Процесс этот был долгим и сложным, особенно в пять утра. Для успешного проведения сеанса кормежки нужно было зажать объект истязания в кулаке, изогнуть пальцы другой руки в причудливую дулю и раскрыть ими клюв неразумного создания, а оставшимся свободными от этой операции пальцем пропихивать еду внутрь до достижения результата. Эта операция давала возможность поспать часов до девяти утра в относительной тишине и покое.
А начиная с девяти, график был следующим. Подросшая тварь уже без особых затруднений головой откидывала крышку, которую на ночь приходилось завязывать скотчем, запрыгивала на борт коробки и оттуда наблюдала за происходящим, периодически издавая сигнал о готовности к приему пищи. К этому моменту он уже подрос настолько, что начал самостоятельно глотать положенную в рот пищу, и даже хватать ее клювом, в случае, если я призывно размахивал ею перед носом птенчика. К сожалению, проделывал он это только с мотылем. Все остальное по-прежнему приходилось запихивать в него насильно.
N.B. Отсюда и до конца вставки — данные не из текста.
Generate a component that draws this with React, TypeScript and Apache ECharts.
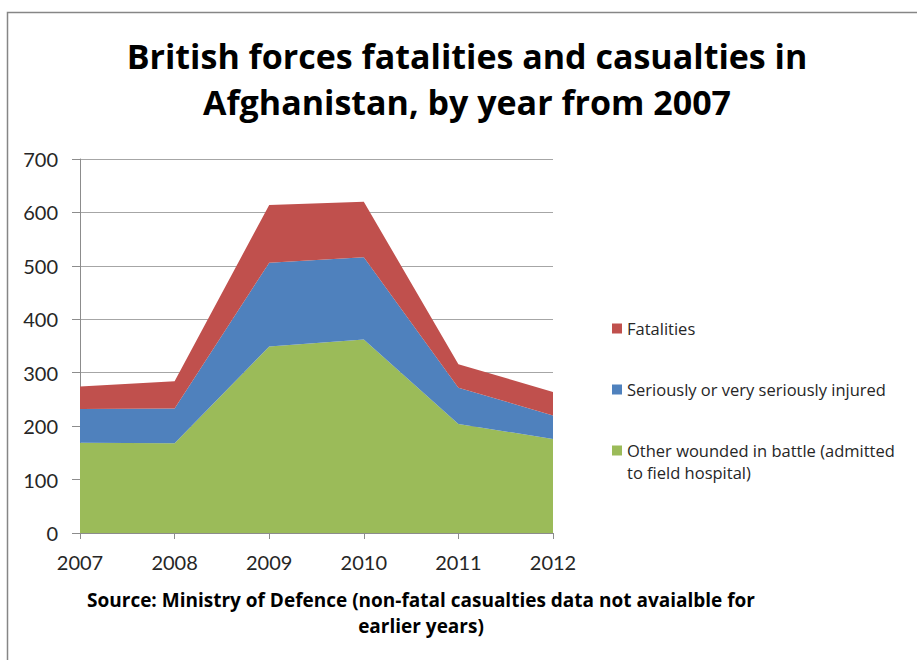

Так вот, если после требовательного писка я выдавал ему порцию мотыля и позволял съесть ее самостоятельно, он, повинуясь природным инстинктам, поглощал две порции – не больше и не меньше – после чего захлопывал пасть с решимостью крокодила. А мне в этой ситуации инстинкты должны были повелевать быстренько смотаться в ближайшие кусты за следующей порцией протеина для моего дитятки. Но они почему-то этого не делали.
В созерцательном состоянии он находился ровно пятнадцать минут. Видимо, этого времени мне при любом раскладе должно было хватить, чтобы раздобыть очередную порцию. По его истечению, питомец оживлялся и оповещал всех желающих послушать, что снова готов питаться. А если слышал мой голос, то оживлялся до такой степени, что находится с ним в одной комнате и при этом не кормить его, было невозможно. Причем у меня создалось впечатление, что внешне он не воспринимает меня как единое целое. А вот мою руку и мой голос явно между собой связывает. Так как кормить его каждые 15 минут было не всегда возможно, то периодически приходилось и днем прибегать к принудительной кормежке, после которой он успокаивался часа на три, два из которых мирно спал, переваривая сытный обед.